Oyster.com Tech Blog Insights from our engineering team

How to build a 40TB file server

The one most valuable asset at Oyster.com is our photo collection. Take away the intellectual property and what’s left is, essentially, markup (with a bit of backend to snazz it up.) So we need a solid backup solution for the original high-res photos. The old servers were about to run out of capacity and their slightly outdated specs did not make transferring huge datasets any easier or faster. Thinking a few months ahead, we were looking at a 40TB data set. In strict accordance with KISS methodology, we opted against LTO and S3, and decided to build a big BOX. (For starters, 40TB on S3 costs around $60,000 annually. The components to build the Box — about 1/10th of that.)

Areca 1882ix-24 RAID Controller

Areca 1882ix-24 RAID Controller

Coincidentally, a great new product was just about to hit the market, reinforcing our decision with its timely relevance — the dual-core Areca ARC-1882ix RAID Host Bus Adapter, which comes with an on-board DDR3 SDRAM socket with up to 4GB chip support. Since we already opted for RAID Level 6 (striped, distributed parity–error checking, tolerates two disk failures) and dual-core RAID-On-Chip means it processes two streams of parity calculations simultaneously — it seemed ideal.

The first challenge in putting together the big box was getting internal SAS connectors properly seated into the backplane adaptor sockets, the bottom few being especially cumbersome to reach. Thankfully, our hardware technicians’ exceptional manual dexterity rendered having to disassemble the internal fan panel frame unnecessary.

Internal mini-SAS connectors (SFF-8087)

Internal mini-SAS connectors (SFF-8087)

The housing assembly comes with six individual backplanes, each accommodating four SAS or SATA disks.
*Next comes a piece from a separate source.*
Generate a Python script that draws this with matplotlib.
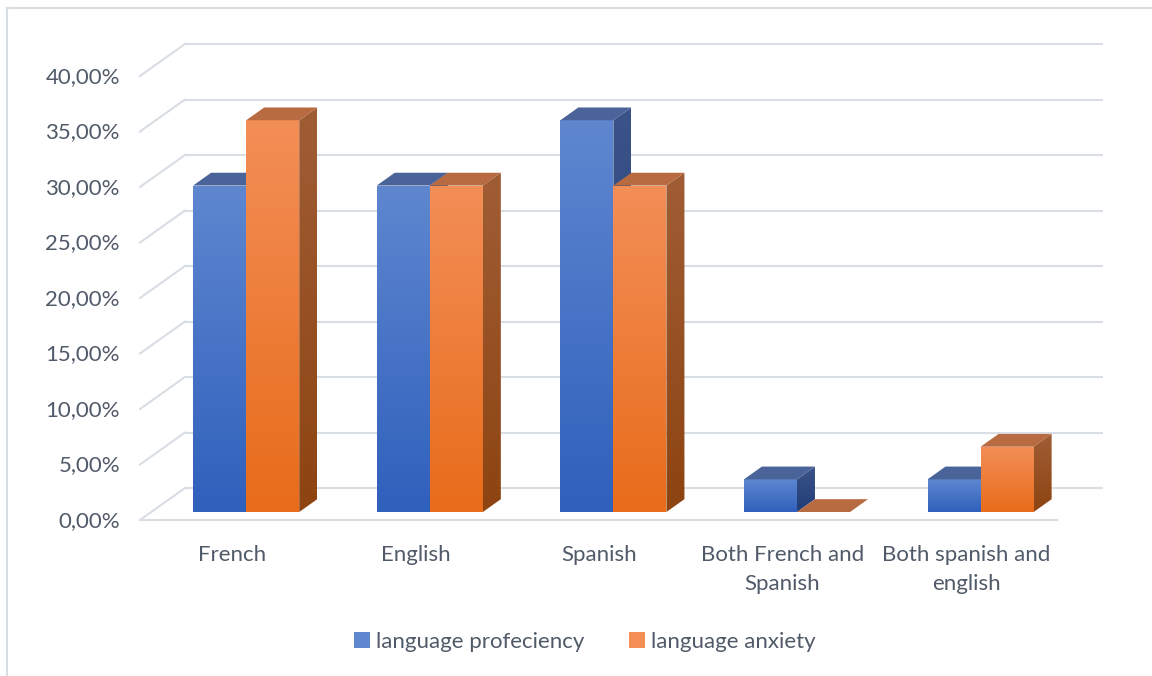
import numpy as np
import matplotlib
matplotlib.use('Agg')
import matplotlib.pyplot as plt
from matplotlib.patches import Polygon, Patch
from matplotlib.lines import Line2D
from matplotlib.colors import LinearSegmentedColormap
from matplotlib.transforms import offset_copy

categories = ['French', 'English', 'Spanish', 'Both French and\nSpanish', 'Both spanish and\nenglish']
proficiency = [29.41, 29.41, 35.29, 2.94, 2.94]
anxiety = [35.29, 29.41, 29.41, 0.0, 5.88]
series_names = ['language profeciency', 'language anxiety']
yticks = [0, 5, 10, 15, 20, 25, 30, 35, 40]

plt.rcParams['font.family'] = ['Lato', 'DejaVu Sans']
txt = '#505a68'
grid = '#d9dde4'
fs = 16

# face colours: front (bottom, top), top face, side (bottom, top)
blue = dict(front=('#2f60bc', '#5f87d0'), top='#4a6399', side=('#223d77', '#3a5489'))
orange = dict(front=('#e86c1a', '#f38e57'), top='#b86a40', side=('#8d4411', '#a05d35'))

W, H = 1152, 676
fig = plt.figure(figsize=(W / 100, H / 100), dpi=100)
ax = fig.add_axes([0, 0, 1, 1])
ax.axis('off')

# pixel scale of the front plane: one category = 183.6 px, 1 % = 11.1 px
px_cat, px_pct = 183.6, 11.1
x_left, y_zero = 140, 520

# oblique depth of the plot box in data units
DX, DY = 45 / px_cat, 32 / px_pct
d_front, d_back = 0.25, 0.65
bw = 0.289
shift = 0.017

# back wall, left wall and floor grid
for v in yticks:
    ax.plot([-0.5 + DX, 4.5 + DX], [v + DY, v + DY], color=grid, lw=1.5, zorder=1,
            solid_capstyle='butt')
    ax.plot([-0.5, -0.5 + DX], [v, v + DY], color=grid, lw=1.5, zorder=1)
ax.plot([-0.5, 4.5], [0, 0], color=grid, lw=1.5, zorder=1, solid_capstyle='butt')

grad = np.linspace(0, 1, 128).reshape(-1, 1)


def shaded(poly_pts, cols, z):
    poly = Polygon(poly_pts, closed=True, facecolor='none', edgecolor='none')
    ax.add_patch(poly)
    xs = [p[0] for p in poly_pts]
    ys = [p[1] for p in poly_pts]
    cmap = LinearSegmentedColormap.from_list('g', list(cols))
    im = ax.imshow(grad, cmap=cmap, origin='lower', aspect='auto', interpolation='bilinear',
                   extent=(min(xs), max(xs), min(ys), max(ys)), zorder=z)
    im.set_clip_path(poly)


def bar3d(x0, h, col, z):
    fx = x0 + d_front * DX
    fy = d_front * DY
    ddx = (d_back - d_front) * DX
    ddy = (d_back - d_front) * DY
    if h > 0:
        shaded([(fx, fy), (fx + bw, fy), (fx + bw, fy + h), (fx, fy + h)], col['front'], z)
        shaded([(fx + bw, fy), (fx + bw + ddx, fy + ddy), (fx + bw + ddx, fy + h + ddy),
                (fx + bw, fy + h)], col['side'], z)
    ax.add_patch(Polygon([(fx, fy + h), (fx + bw, fy + h), (fx + bw + ddx, fy + h + ddy),
                          (fx + ddx, fy + h + ddy)], closed=True, facecolor=col['top'],
                         edgecolor='none', zorder=z))


for i in range(len(categories)):
    bar3d(i - bw + shift, proficiency[i], blue, 2 + 2 * i)
    bar3d(i + shift, anxiety[i], orange, 3 + 2 * i)

# axis labels
tr_y = offset_copy(ax.transData, fig, x=-20, y=-1, units='dots')
for v in yticks:
    ax.text(-0.5, v, ('%.2f' % v).replace('.', ',') + '%', ha='right', va='center',
            fontsize=fs, color=txt, transform=tr_y)

tr_x = offset_copy(ax.transData, fig, x=0, y=-25, units='dots')
for i, c in enumerate(categories):
    ax.text(i, 0, c, ha='center', va='top', fontsize=fs, color=txt, linespacing=1.55,
            transform=tr_x)

ax.set_xlim(-0.5 - x_left / px_cat, -0.5 + (W - x_left) / px_cat)
ax.set_ylim(-(H - y_zero) / px_pct, y_zero / px_pct)

handles = [Patch(facecolor=blue['front'][1], edgecolor='none'),
           Patch(facecolor=orange['front'][1], edgecolor='none')]
leg = fig.legend(handles, series_names, loc='center', bbox_to_anchor=(585 / W, 1 - 642 / H),
                 ncol=2, frameon=False, fontsize=fs, handlelength=0.7, handleheight=0.7,
                 handletextpad=0.3, columnspacing=2.0)
for t in leg.get_texts():
    t.set_color(txt)

# chart border
fig.add_artist(Line2D([7 / W, 1], [1 - 8 / H, 1 - 8 / H], color=grid, lw=1.5))
fig.add_artist(Line2D([7 / W, 7 / W], [0, 1 - 8 / H], color=grid, lw=1.5))

fig.savefig('out.png', dpi=100)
Each backplane is secured to the drive bay assembly with three thumbscrews, their shape and material designed to fall within the required torque range when screwed on “as tight as possible.” As we found out the hard way, it is absolutely critical to ensure that each of the backplane cards is seated ‘full snug’ in the slot and secured dead tight with the thumbscrews. A shoddy connection is not always immediately obvious, it turns out. We observed intermittent timeouts on a particular drive bay as well as degraded overall system performance caused by one of the backplane cards not having been secured quite tight enough — however, the array was still functional, making troubleshooting an opaque nightmare.

One of the six backplane cards

One of the six backplane cards

One of the most important differences between this system and your run-of-the-mill high performance enterprise server with a couple of hard disks is the addition of: six back-plane cards, one 24-channel raid controller, 24 hard disks, and internal connectors — all creating a new potential point of failure (at least 37 additional ones). Every single component’s installation must strictly conform to spec, as the delicately balanced system immediately amplifies any fractional deviations exponentially, resulting in problems persisting for hours, days, and weeks, and many more lost megabytes per second.
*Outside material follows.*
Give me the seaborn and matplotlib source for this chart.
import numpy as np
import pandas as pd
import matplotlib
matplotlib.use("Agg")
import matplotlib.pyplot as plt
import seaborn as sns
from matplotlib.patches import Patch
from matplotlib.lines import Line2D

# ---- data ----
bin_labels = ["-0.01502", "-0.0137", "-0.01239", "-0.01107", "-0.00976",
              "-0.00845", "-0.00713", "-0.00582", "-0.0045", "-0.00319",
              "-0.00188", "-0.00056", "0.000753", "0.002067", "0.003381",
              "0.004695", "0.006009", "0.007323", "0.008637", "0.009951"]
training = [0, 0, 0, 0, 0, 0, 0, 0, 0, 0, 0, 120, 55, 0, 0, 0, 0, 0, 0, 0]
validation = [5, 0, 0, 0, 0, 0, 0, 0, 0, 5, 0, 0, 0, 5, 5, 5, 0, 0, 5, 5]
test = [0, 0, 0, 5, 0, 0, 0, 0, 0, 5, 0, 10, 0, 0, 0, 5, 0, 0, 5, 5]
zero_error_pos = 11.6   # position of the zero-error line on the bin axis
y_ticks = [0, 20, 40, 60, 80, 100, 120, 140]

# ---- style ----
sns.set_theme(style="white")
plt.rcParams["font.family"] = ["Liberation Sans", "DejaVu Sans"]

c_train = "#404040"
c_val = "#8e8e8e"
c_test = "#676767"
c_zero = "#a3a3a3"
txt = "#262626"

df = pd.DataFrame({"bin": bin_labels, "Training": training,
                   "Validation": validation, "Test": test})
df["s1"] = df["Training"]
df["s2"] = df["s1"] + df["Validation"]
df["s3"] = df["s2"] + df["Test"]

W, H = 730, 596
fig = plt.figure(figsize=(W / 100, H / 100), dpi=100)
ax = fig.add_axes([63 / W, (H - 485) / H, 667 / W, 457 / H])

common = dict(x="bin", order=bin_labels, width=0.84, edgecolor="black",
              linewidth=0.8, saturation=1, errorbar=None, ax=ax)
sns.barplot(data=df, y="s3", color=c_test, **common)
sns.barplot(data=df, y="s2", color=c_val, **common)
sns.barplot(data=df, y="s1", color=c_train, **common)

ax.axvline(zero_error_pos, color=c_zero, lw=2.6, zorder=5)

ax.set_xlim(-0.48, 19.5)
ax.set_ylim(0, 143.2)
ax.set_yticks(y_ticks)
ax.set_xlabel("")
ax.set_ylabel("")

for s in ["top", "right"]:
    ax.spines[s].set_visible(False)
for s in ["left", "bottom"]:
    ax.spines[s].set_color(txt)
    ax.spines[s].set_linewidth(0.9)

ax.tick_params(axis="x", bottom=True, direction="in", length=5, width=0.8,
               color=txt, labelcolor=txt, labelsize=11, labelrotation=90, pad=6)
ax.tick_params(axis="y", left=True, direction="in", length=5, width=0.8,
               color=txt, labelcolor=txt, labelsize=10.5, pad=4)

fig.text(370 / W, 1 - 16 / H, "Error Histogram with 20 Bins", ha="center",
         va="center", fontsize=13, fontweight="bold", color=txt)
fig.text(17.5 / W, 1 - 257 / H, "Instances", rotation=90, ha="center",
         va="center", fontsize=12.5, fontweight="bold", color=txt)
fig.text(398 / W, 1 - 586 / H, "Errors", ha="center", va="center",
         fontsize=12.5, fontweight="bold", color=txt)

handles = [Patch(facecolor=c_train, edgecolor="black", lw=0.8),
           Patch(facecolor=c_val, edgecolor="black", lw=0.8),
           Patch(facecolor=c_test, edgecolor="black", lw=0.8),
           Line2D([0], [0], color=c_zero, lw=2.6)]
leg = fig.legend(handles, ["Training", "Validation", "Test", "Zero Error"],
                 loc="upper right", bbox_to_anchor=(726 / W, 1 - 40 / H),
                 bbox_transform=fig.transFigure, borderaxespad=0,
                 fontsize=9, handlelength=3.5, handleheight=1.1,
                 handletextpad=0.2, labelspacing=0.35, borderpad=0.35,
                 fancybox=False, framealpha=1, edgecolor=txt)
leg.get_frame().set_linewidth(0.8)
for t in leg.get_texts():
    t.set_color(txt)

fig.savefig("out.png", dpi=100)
If the configuration of all components is optimized, the small individual gains add up to a significant performance boost. At the risk of stating the obvious, things are much less likely to go wrong in a stable, fine-tuned system which performs at max capacity.

Big Box with 24 hot-swappable drive bays

Big Box with 24 hot-swappable drive bays

One of those things is aligning the physical array dimensions with the file system’s allocation units, in our case with a stripe size of 64K (since most of our image files are relatively large) on 512 byte blocks, we format using also 64K cluster (“allocation”) size. It eliminates the RAID on-board logic overhead of having to keep the logical disk synced with the physical.
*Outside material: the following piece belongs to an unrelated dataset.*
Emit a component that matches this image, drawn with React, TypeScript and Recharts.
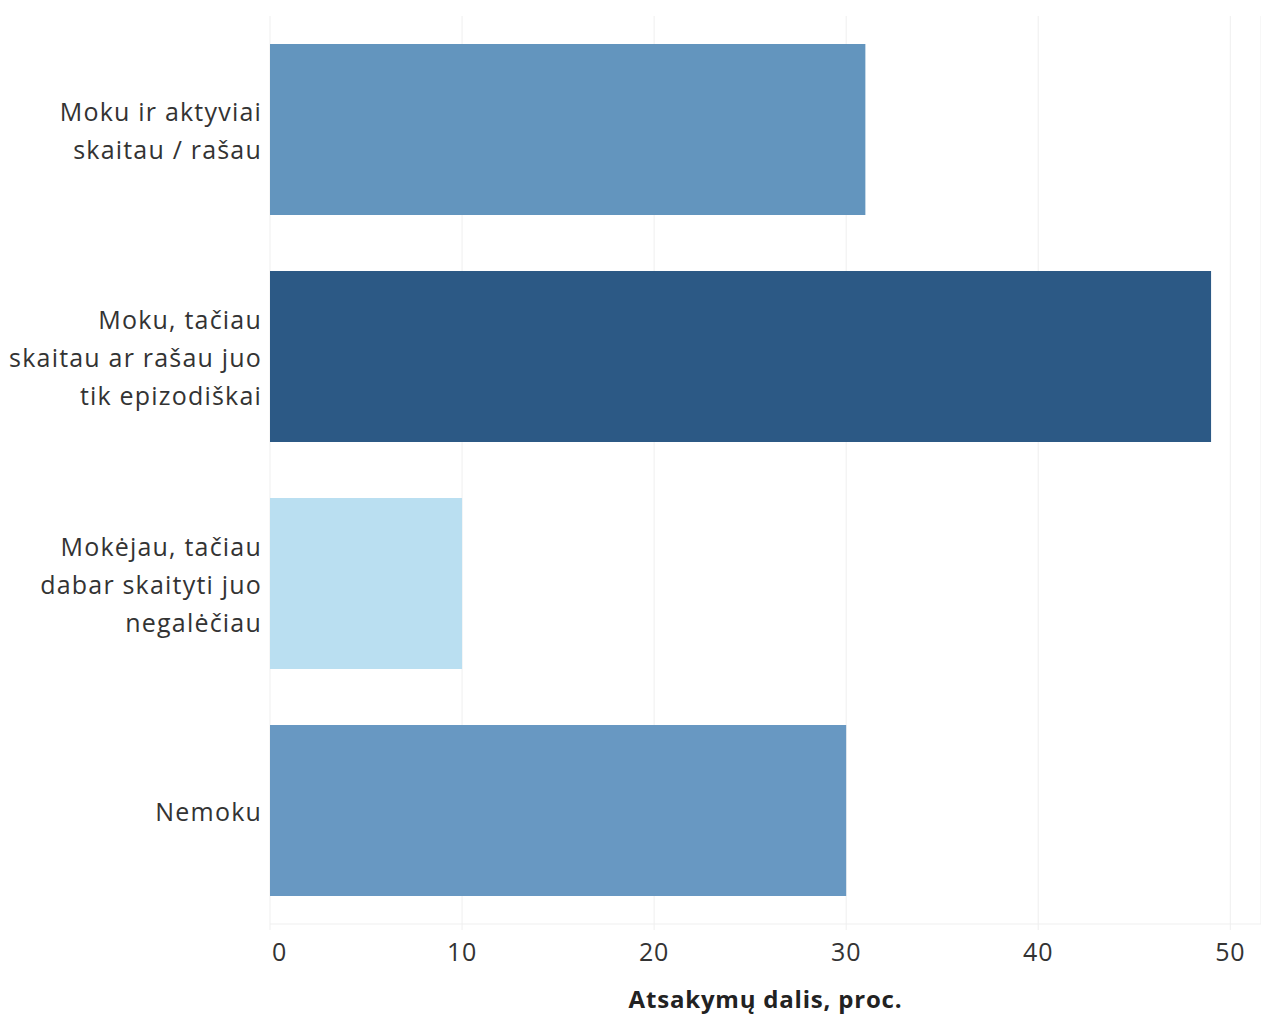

A few important things regarding the driver must be mentioned. Windows operating systems inherited their native SAS/SATA RAID controller driver framework from SCSI technology, (SCSIport) and they have several serious drawbacks. I stumbled upon an interesting investigative white paper which goes into great detail about these issues. The preferred driver for modern SATA/SAS cards is the STORport driver, developed by the manufacturer’s consortium in response to the inadequate state of native drivers, which inherited limitations of the SCSI protocol. The STORport driver is not certified by Microsoft, therefore the OS by default installs the inferior SCSIport driver. Switching to the STORport driver visibly improved stability and performance during the project’s earliest stages, instantly bumping write speed by several dozen MB/sec.

Gig-E is the bottleneck

Gig-E is the bottleneck

Having spent some extra time on research,  fine-tuning, and optimizing the new server, we were glad to find that the gigabit network had became the bottleneck, rather than the all-too-commonly disappointing I/O. By aggregating both on-board gigabit network interfaces we can expect transfer rates of 200MB/s (the disks are 3Gbps), which is great for us to maintain a light, low-maintenance incremental backup. Another big advantage of this system in terms of capacity scaling is the external SAS connector which can accommodate another external box of disks to expand our array into. While not the fastest solution possible, it strikes a great balance between performance, value, and reliability (redundancy), which is exactly what we we are looking for.